TASK GOAL: Copy exactly the lines from the start of the material through the line with "plt.rcParams['font.family'] = ['DejaVu". Pictures stay out of the copy.
☆ ☆ ☆ ☆ ☆ ☆ ☆
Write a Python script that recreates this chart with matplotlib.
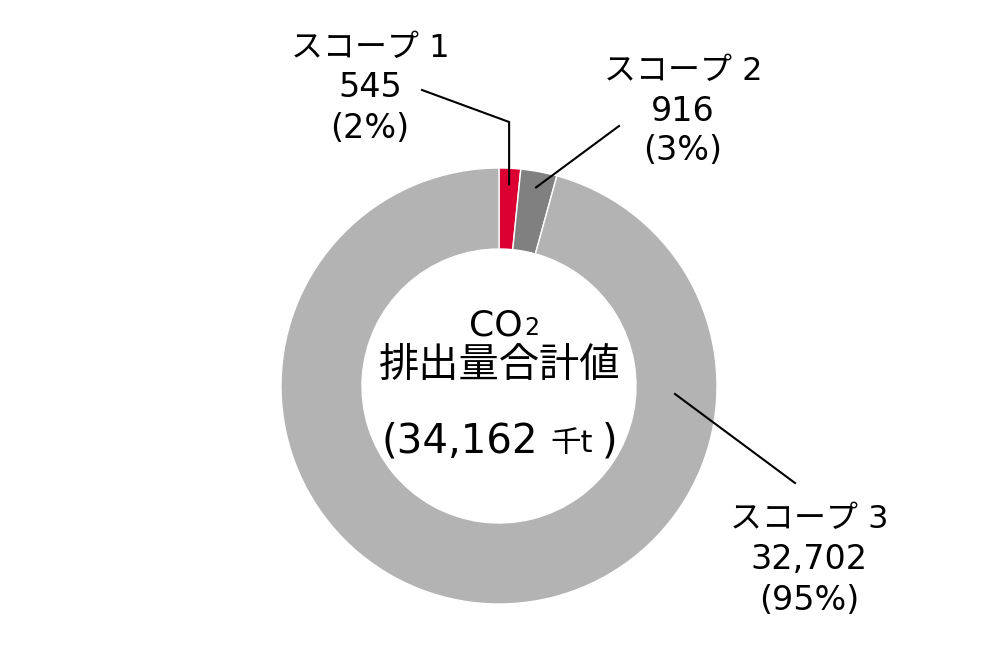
import matplotlib
matplotlib.use('Agg')
import matplotlib.pyplot as plt
import numpy as np

plt.rcParams['font.family'] = ['DejaVu Sans', 'Noto Sans CJK JP']

# data
labels = ['スコープ 1', 'スコープ 2', 'スコープ 3']
values = [545, 916, 32702]
pcts = ['2%', '3%', '95%']
total = 34162
colors = ['#dc0032', '#808080', '#b3b3b3']

H = 650
fig = plt.figure(figsize=(10, 6.5), dpi=100)
ax = fig.add_axes([0, 0, 1, 1])

cx, cy = 499, H - 386
R = 218
ax.pie(values, colors=colors, startangle=90, counterclock=False,
       radius=R, center=(cx, cy), frame=True,
       wedgeprops=dict(width=81, edgecolor='white', linewidth=1))
ax.set_xlim(0, 1000)
ax.set_ylim(0, H)
ax.set_aspect('equal')
ax.axis('off')

# leader line anchors on the ring
ang = 90 - np.cumsum([0] + values[:-1]) / total * 360 - np.array(values) / total * 180
def ring_pt(a, r=202):
    return cx + r * np.cos(np.radians(a)), cy + r * np.sin(np.radians(a))

p1 = ring_pt(ang[0])
p2 = ring_pt(ang[1])
p3 = (675, H - 394)

lk = dict(color='black', lw=1.5)
ax.plot([422, p1[0], p1[0]], [H - 90, H - 122, p1[1]], **lk)
ax.plot([619, p2[0]], [H - 126, p2[1]], **lk)
ax.plot([p3[0], 795], [p3[1], H - 483], **lk)

def label(x, ys, i):
    ax.text(x, H - ys[0], labels[i], ha='center', va='baseline', fontsize=23)
    ax.text(x, H - ys[1], f'{values[i]:,}', ha='center', va='baseline', fontsize=24)
    ax.text(x, H - ys[2], f'({pcts[i]})', ha='center', va='baseline', fontsize=24)

label(370, (57, 97, 138), 0)
label(683, (80, 121, 160), 1)
label(809, (528, 569, 610), 2)

# centre text
ax.text(523, H - 335, 'CO', ha='right', va='baseline', fontsize=26)
ax.text(524, H - 335, '2', ha='left', va='baseline', fontsize=17)
ax.text(cx + 1, H - 377, '排出量合計値', ha='center', va='baseline', fontsize=29,
        family=['Noto Sans CJK JP'])
ax.text(538, H - 452, f'({total:,}', ha='right', va='baseline', fontsize=29)
ax.text(550, H - 452, '千t', ha='left', va='baseline', fontsize=22)
ax.text(602, H - 452, ')', ha='left', va='baseline', fontsize=29)

fig.savefig('out.png', dpi=100)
☆ ☆ ☆ ☆ ☆ ☆ ☆
ANSWER TO THE PROBLEM:
Write a Python script that recreates this chart with matplotlib.
import matplotlib
matplotlib.use('Agg')
import matplotlib.pyplot as plt
import numpy as np

plt.rcParams['font.family'] = ['DejaVu Sans', 'Noto Sans CJK JP']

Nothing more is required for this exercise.